Nós da esquerda temos uma visão muito ruim do liberalismo. O que, em linhas gerais, está correto. Especialmente em sua roupagem Reagan-Tatcher o liberalismo vai contra tudo em que acreditamos. Mas acho importante ressaltar que, especialmente em sua versão dos indepedentistas norte-americanos, o liberalismo trouxe contribuições essenciais. Vou citar duas.
1) Os três poderes. Executivo, Legislativo e Judiciário existindo de forma independente. Mecanismo básico e essencial da democracia. Garante que qualquer governante tenha limites ao seu poder, e que as decisões que realmente importam sejam divididas por grupos independentes. Presidente não pode eliminar parlamentar. Deputado ou senador não pode mudar decisão judiciária. Juiz do STF não pode influir no valor do salário mínimo. Poder dividido significando que há limites para a ação de todos, independente do cargo que ocupem.
2) Direitos individuais. A Constituição Norte-Americana e o Bill of Rights garantem que todos são inocentes até prova em contrário. Que só podemos ser condenados dentro de um processo que inclui todas as garantias de que o acusado teve um julgamento justo.
Óbvio: na prática essas coisas não funcionam tão lindamente como na teoria. Mas isso é normal. Na teoria tudo sempre é lindo, e, como dizem os jogadores de futebol, na prática a teoria é outra. Mas convenhamos: ao menos enquanto vivermos no capitalismo, esses fundamentos são o que podemos ter de melhor. Aí vem a pergunta chave: se as coisas não funcionam na prática tão bem como na teoria é melhor jogar a teoria fora ou tentar melhorar a prática?
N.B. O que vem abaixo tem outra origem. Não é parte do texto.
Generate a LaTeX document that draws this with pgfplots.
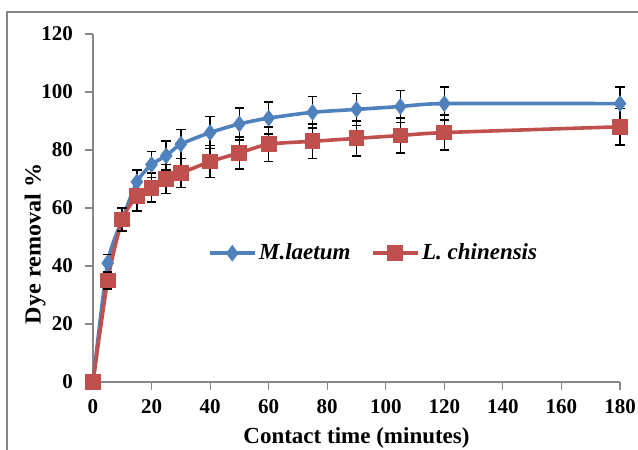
\documentclass[border=0pt]{standalone}
\usepackage{pgfplots}
\pgfplotsset{compat=1.18}
\usepackage{fontspec}
\setmainfont{Liberation Serif}
\definecolor{mblue}{RGB}{79,129,189}
\definecolor{mred}{RGB}{192,80,77}
\definecolor{axgray}{RGB}{134,134,134}
\begin{document}
\begin{tikzpicture}
\useasboundingbox (0,0) rectangle (319pt,225pt);
\draw[axgray, line width=0.7pt] (3.5pt,219pt) rectangle (340pt,-20pt);
\begin{axis}[
  at={(46.5pt,34pt)}, anchor=south west,
  width=263.5pt, height=174pt, scale only axis,
  xmin=0, xmax=180, ymin=0, ymax=120,
  xtick={0,20,...,180}, ytick={0,20,...,120},
  axis lines=left,
  axis line style={axgray, line width=0.6pt, -},
  tick style={axgray, line width=0.6pt},
  tick align=outside, major tick length=4pt,
  /pgf/number format/assume math mode=true,
  ticklabel style={font=\fontsize{10.5}{12}\selectfont\bfseries, black},
  yticklabel style={xshift=-2.5pt},
  xticklabel style={yshift=-1pt},
  every axis x label/.style={at={(axis description cs:0.5,-0.16)}, anchor=center, font=\fontsize{11.5}{13}\selectfont\bfseries},
  every axis y label/.style={at={(axis description cs:-0.11,0.397)}, rotate=90, anchor=center, font=\fontsize{11.5}{13}\selectfont\bfseries},
  xlabel={Contact time (minutes)},
  ylabel={\scalebox{1.05}[1]{Dye removal \%}},
  legend style={draw=none, fill=none, at={(axis description cs:0.207,0.37)}, anchor=west,
    font=\fontsize{11.5}{13}\selectfont\bfseries\itshape, column sep=0pt,
    nodes={inner xsep=1.5pt},
    /tikz/every even column/.append style={column sep=9pt}},
  legend columns=2,
  legend image code/.code={\draw[mark repeat=2,mark phase=2] plot coordinates {(0pt,0pt) (11pt,0pt) (22pt,0pt)};},
  clip=false,
]
\addplot[mblue, line width=1.8pt, smooth, tension=0.4, mark=diamond*, mark size=3.8pt,
  mark options={solid, fill=mblue, draw=mblue, line width=0.5pt},
  error bars/.cd, y dir=both, y explicit,
  error bar style={black, line width=0.8pt},
  error mark options={black, mark size=2.4pt, line width=0.8pt, rotate=90}]
coordinates {
(0,0) +- (0,0)
(5,41) +- (0,3)
(10,56) +- (0,4)
(15,69) +- (0,4)
(20,75) +- (0,4.5)
(25,78) +- (0,5)
(30,82) +- (0,5)
(40,86) +- (0,5.5)
(50,89) +- (0,5.5)
(60,91) +- (0,5.5)
(75,93) +- (0,5.5)
(90,94) +- (0,5.5)
(105,95) +- (0,5.5)
(120,96) +- (0,5.7)
(180,96) +- (0,5.7)
};
\addlegendentry{M.laetum}
\addplot[mred, line width=1.8pt, smooth, tension=0.4, mark=square*, mark size=3.7pt,
  mark options={solid, fill=mred, draw=mred, line width=0.5pt},
  error bars/.cd, y dir=both, y explicit,
  error bar style={black, line width=0.8pt},
  error mark options={black, mark size=2.4pt, line width=0.8pt, rotate=90}]
coordinates {
(0,0) +- (0,0)
(5,35) +- (0,3)
(10,56) +- (0,4)
(15,64) +- (0,5)
(20,67) +- (0,5)
(25,70) +- (0,5)
(30,72) +- (0,5)
(40,76) +- (0,5.5)
(50,79) +- (0,5.5)
(60,82) +- (0,6)
(75,83) +- (0,6)
(90,84) +- (0,6)
(105,85) +- (0,6)
(120,86) +- (0,6)
(180,88) +- (0,6.3)
};
\addlegendentry{L. chinensis}
\end{axis}
\end{tikzpicture}
\end{document}
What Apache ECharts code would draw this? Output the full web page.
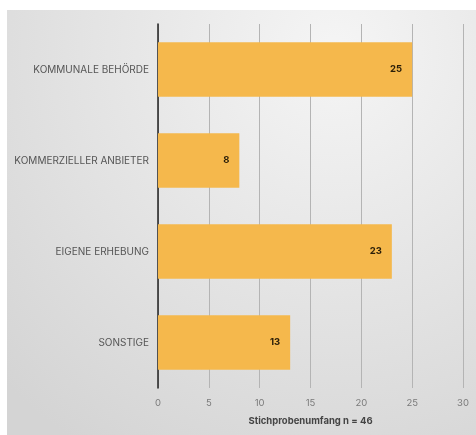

Ao menos até onde entendo, escolhemos a primeira opção. Culpamos o presidente do Brasil por todos os males que existem ao sul do equador. Parlamentares corruptos, problemas na educação básica, absolvição de assassinos, é tudo culpa do presidente. Não existe legislativo, judiciário, governos estaduais ou municipais. Tudo é culpa do governo federal (hoje é Dilma, ontem era Lula, anteontem FHC, tanto faz quem está lá. a culpa de tudo é da presidência. como se não vivêssemos num sistema federativo que tem três poderes).
Sobre os direitos individuais talvez seja melhor nem falar. Decidimos que isso é "defender direito humano para bandido". Simplesmente decidimos que é melhor sair matando gente na rua. Frequentemente isso significa que criminosos com ficha policial estão justiçando gente inocente. Mas não importa. A sociedade brasileira gosta disso. Se sente vingada por todos os males. Não adianta culpar a retardada do SBT. A culpa não é dela, ainda que suas declarações tenham servido como salvo-conduto. O problema é que a semente que ela soltou caiu em terra muito fértil. Somos um país que acredita na justiça feita pelas próprias mãos. Seja ela justa ou não. A verdade é: não ligamos para uma inocente sendo morta por uma turba sem ter feito nada. Ela é pobre. Não é gente. O que importa é a sensação de segurança que isso nos dá. Estou feliz porque amanhã se um pobre roubar meu cinzeiro será estraçalhado vivo por uma multidão de justiceiros que desfrutarão da doce impunidade.
Escolhemos ser liberais, de um jeito muito particular. Não gostamos de respeitar direitos humanos, não gostamos de justiça feita pela justiça, odiamos os três poderes, o sistema federativo e ansiamos por um presidente super homem que resolva todos os nossos problemas mesmo que atropelando a constituição. Do liberalismo retivemos apenas a naturalização das diferenças sociais e a certeza de que se alguém é pobre é porque fez por onde. Maravilha.